On 2011 Mar 11, at 3:01 AM, Wolfgang Eichberger wrote:
There are some well known archives out there in the internet, but some
OSes mentioned in the PDP-11 faq and other sources are kinda hiding
from me.
Let's start here: As I was reading the Ersatz-11 documentation file I
stumbled upon "Fox 2/30 OS".
Does anyone now something about this OS? Did any copies of this system
or documentation and software survive? The only reference I have
found so far since I read the Ersatz-11 docs is here:
http://archive.computerhistory.org/resources/text/Foxboro/
Foxboro.Fox...
(can't look at this file at the moment as I am on a slooooow internet
connection).
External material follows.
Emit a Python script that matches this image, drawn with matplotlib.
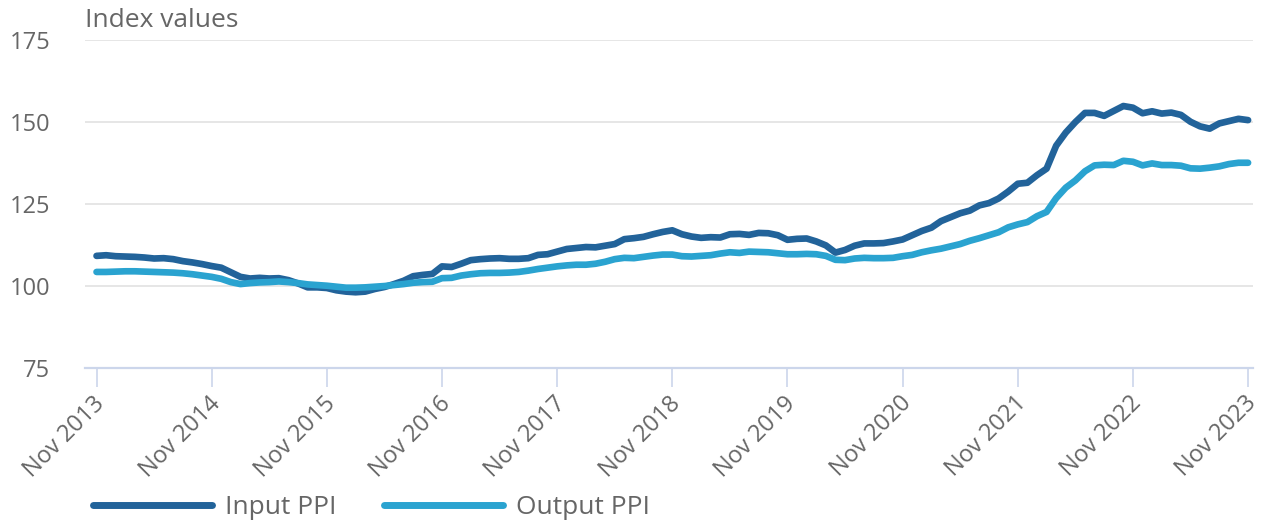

All I found out is there's a strong focus on process
control in this system as well at it should be some kind of OEM.
I have a very passing acquaintance with a Foxboro system. When I
mentioned this on the list a couple of years ago Al supplied some
Foxboro docs via bitsavers. They seemed to suggest that the Fox-1 used
or was a minicomputer of Foxboro's own design and manufacture ca. 1969,
for their large-plant/heavy-industry computer-based process control
system.
It would be interesting then if the Fox-2 was PDP-11-based. That is,
did Foxboro give up on making their own hardware, take their
process-control software/OS and port it to PDP-11 hardware and then
sell rebadged PDP-11s?
I extracted a couple of photos from the Fox-2 doc at the
archive.computerhistory.org:
http://www3.telus.net/~bhilpert/tmp/foxboro/
So for PDP-11 experts, could the machine in the photos be a
rebadged/OEM PDP-11 ca. 1972 ?
There are some CPU specs in the Fox-2 doc and some hints that sound
like a pdp-11 (8 registers, 16-bit), and "The address space may be
filled by core memory and peripheral-device registers. The top 4,096
words generally are reserved for such registers."